------ RECORDED DATA ------

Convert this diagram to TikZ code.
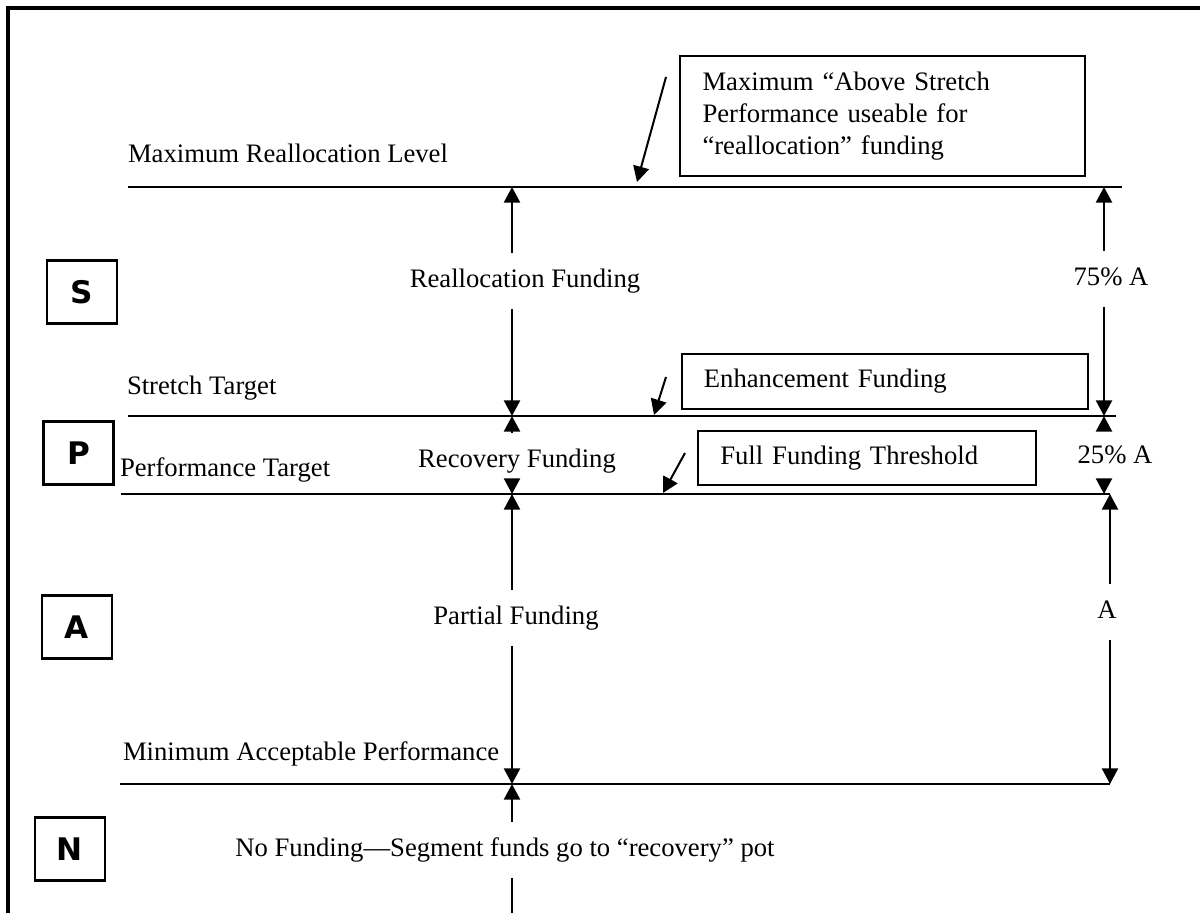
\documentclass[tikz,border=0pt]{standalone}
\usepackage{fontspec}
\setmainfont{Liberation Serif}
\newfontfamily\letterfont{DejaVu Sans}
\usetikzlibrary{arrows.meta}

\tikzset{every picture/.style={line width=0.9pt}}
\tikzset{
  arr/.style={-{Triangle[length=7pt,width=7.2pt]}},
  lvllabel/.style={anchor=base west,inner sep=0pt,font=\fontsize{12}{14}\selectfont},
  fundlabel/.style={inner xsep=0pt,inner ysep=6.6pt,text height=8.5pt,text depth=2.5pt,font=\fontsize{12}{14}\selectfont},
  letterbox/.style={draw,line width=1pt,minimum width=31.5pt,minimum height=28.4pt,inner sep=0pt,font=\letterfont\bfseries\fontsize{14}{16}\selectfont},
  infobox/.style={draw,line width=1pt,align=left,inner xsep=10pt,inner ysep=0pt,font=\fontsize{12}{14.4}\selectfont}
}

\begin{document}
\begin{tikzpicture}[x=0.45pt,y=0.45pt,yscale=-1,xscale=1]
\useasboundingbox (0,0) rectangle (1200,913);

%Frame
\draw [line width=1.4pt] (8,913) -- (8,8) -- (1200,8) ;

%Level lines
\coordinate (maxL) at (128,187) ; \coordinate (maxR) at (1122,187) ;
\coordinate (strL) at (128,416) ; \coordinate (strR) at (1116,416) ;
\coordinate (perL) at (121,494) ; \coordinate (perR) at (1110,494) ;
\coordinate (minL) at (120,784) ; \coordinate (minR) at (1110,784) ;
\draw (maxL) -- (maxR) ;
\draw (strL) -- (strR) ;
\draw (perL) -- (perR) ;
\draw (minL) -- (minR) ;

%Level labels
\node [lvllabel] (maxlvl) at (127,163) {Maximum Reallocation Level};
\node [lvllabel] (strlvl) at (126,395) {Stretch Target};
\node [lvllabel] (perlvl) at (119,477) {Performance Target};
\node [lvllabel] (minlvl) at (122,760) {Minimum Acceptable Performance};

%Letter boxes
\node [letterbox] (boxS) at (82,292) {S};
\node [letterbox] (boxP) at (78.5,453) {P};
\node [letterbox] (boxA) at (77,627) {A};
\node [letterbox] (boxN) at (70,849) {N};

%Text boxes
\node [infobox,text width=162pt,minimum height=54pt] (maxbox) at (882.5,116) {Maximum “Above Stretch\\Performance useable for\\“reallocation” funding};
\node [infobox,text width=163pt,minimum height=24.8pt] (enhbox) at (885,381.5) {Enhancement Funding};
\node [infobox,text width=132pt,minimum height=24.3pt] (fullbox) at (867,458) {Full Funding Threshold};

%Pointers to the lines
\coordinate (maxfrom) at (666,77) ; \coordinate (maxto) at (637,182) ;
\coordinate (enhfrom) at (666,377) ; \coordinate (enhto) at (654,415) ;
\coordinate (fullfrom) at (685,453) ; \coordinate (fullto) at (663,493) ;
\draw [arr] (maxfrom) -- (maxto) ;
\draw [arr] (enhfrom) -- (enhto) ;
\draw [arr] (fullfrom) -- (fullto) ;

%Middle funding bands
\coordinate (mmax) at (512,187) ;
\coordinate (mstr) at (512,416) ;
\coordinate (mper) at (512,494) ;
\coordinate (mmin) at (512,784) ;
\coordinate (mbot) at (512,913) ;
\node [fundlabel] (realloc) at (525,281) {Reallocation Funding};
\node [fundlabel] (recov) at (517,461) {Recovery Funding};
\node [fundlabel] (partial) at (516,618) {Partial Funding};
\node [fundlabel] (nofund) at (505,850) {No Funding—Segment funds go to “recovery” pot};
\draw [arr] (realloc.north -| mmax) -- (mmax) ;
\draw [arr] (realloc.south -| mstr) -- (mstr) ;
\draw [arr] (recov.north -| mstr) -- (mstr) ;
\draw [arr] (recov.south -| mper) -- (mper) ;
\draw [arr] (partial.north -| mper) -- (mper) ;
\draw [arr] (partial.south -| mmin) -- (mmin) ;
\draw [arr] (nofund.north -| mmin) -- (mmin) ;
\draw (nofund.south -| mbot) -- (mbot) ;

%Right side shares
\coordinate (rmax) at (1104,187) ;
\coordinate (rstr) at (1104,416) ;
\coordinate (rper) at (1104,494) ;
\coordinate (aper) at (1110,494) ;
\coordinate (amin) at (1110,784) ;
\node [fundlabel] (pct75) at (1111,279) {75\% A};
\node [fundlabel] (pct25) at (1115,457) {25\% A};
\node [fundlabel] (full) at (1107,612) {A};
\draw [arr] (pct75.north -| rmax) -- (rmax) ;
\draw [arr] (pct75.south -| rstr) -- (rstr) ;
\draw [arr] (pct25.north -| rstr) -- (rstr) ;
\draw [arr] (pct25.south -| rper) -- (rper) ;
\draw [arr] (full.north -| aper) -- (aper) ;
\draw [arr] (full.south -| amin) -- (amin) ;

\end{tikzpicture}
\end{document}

------

• SHORT EXERCISE
Produce an exact copy of each line of data, skipping embedded images.

• FULL RESPONSE
Convert this diagram to TikZ code.
\documentclass[tikz,border=0pt]{standalone}
\usepackage{fontspec}
\setmainfont{Liberation Serif}
\newfontfamily\letterfont{DejaVu Sans}
\usetikzlibrary{arrows.meta}

\tikzset{every picture/.style={line width=0.9pt}}
\tikzset{
  arr/.style={-{Triangle[length=7pt,width=7.2pt]}},
  lvllabel/.style={anchor=base west,inner sep=0pt,font=\fontsize{12}{14}\selectfont},
  fundlabel/.style={inner xsep=0pt,inner ysep=6.6pt,text height=8.5pt,text depth=2.5pt,font=\fontsize{12}{14}\selectfont},
  letterbox/.style={draw,line width=1pt,minimum width=31.5pt,minimum height=28.4pt,inner sep=0pt,font=\letterfont\bfseries\fontsize{14}{16}\selectfont},
  infobox/.style={draw,line width=1pt,align=left,inner xsep=10pt,inner ysep=0pt,font=\fontsize{12}{14.4}\selectfont}
}

\begin{document}
\begin{tikzpicture}[x=0.45pt,y=0.45pt,yscale=-1,xscale=1]
\useasboundingbox (0,0) rectangle (1200,913);

%Frame
\draw [line width=1.4pt] (8,913) -- (8,8) -- (1200,8) ;

%Level lines
\coordinate (maxL) at (128,187) ; \coordinate (maxR) at (1122,187) ;
\coordinate (strL) at (128,416) ; \coordinate (strR) at (1116,416) ;
\coordinate (perL) at (121,494) ; \coordinate (perR) at (1110,494) ;
\coordinate (minL) at (120,784) ; \coordinate (minR) at (1110,784) ;
\draw (maxL) -- (maxR) ;
\draw (strL) -- (strR) ;
\draw (perL) -- (perR) ;
\draw (minL) -- (minR) ;

%Level labels
\node [lvllabel] (maxlvl) at (127,163) {Maximum Reallocation Level};
\node [lvllabel] (strlvl) at (126,395) {Stretch Target};
\node [lvllabel] (perlvl) at (119,477) {Performance Target};
\node [lvllabel] (minlvl) at (122,760) {Minimum Acceptable Performance};

%Letter boxes
\node [letterbox] (boxS) at (82,292) {S};
\node [letterbox] (boxP) at (78.5,453) {P};
\node [letterbox] (boxA) at (77,627) {A};
\node [letterbox] (boxN) at (70,849) {N};

%Text boxes
\node [infobox,text width=162pt,minimum height=54pt] (maxbox) at (882.5,116) {Maximum “Above Stretch\\Performance useable for\\“reallocation” funding};
\node [infobox,text width=163pt,minimum height=24.8pt] (enhbox) at (885,381.5) {Enhancement Funding};
\node [infobox,text width=132pt,minimum height=24.3pt] (fullbox) at (867,458) {Full Funding Threshold};

%Pointers to the lines
\coordinate (maxfrom) at (666,77) ; \coordinate (maxto) at (637,182) ;
\coordinate (enhfrom) at (666,377) ; \coordinate (enhto) at (654,415) ;
\coordinate (fullfrom) at (685,453) ; \coordinate (fullto) at (663,493) ;
\draw [arr] (maxfrom) -- (maxto) ;
\draw [arr] (enhfrom) -- (enhto) ;
\draw [arr] (fullfrom) -- (fullto) ;

%Middle funding bands
\coordinate (mmax) at (512,187) ;
\coordinate (mstr) at (512,416) ;
\coordinate (mper) at (512,494) ;
\coordinate (mmin) at (512,784) ;
\coordinate (mbot) at (512,913) ;
\node [fundlabel] (realloc) at (525,281) {Reallocation Funding};
\node [fundlabel] (recov) at (517,461) {Recovery Funding};
\node [fundlabel] (partial) at (516,618) {Partial Funding};
\node [fundlabel] (nofund) at (505,850) {No Funding—Segment funds go to “recovery” pot};
\draw [arr] (realloc.north -| mmax) -- (mmax) ;
\draw [arr] (realloc.south -| mstr) -- (mstr) ;
\draw [arr] (recov.north -| mstr) -- (mstr) ;
\draw [arr] (recov.south -| mper) -- (mper) ;
\draw [arr] (partial.north -| mper) -- (mper) ;
\draw [arr] (partial.south -| mmin) -- (mmin) ;
\draw [arr] (nofund.north -| mmin) -- (mmin) ;
\draw (nofund.south -| mbot) -- (mbot) ;

%Right side shares
\coordinate (rmax) at (1104,187) ;
\coordinate (rstr) at (1104,416) ;
\coordinate (rper) at (1104,494) ;
\coordinate (aper) at (1110,494) ;
\coordinate (amin) at (1110,784) ;
\node [fundlabel] (pct75) at (1111,279) {75\% A};
\node [fundlabel] (pct25) at (1115,457) {25\% A};
\node [fundlabel] (full) at (1107,612) {A};
\draw [arr] (pct75.north -| rmax) -- (rmax) ;
\draw [arr] (pct75.south -| rstr) -- (rstr) ;
\draw [arr] (pct25.north -| rstr) -- (rstr) ;
\draw [arr] (pct25.south -| rper) -- (rper) ;
\draw [arr] (full.north -| aper) -- (aper) ;
\draw [arr] (full.south -| amin) -- (amin) ;

\end{tikzpicture}
\end{document}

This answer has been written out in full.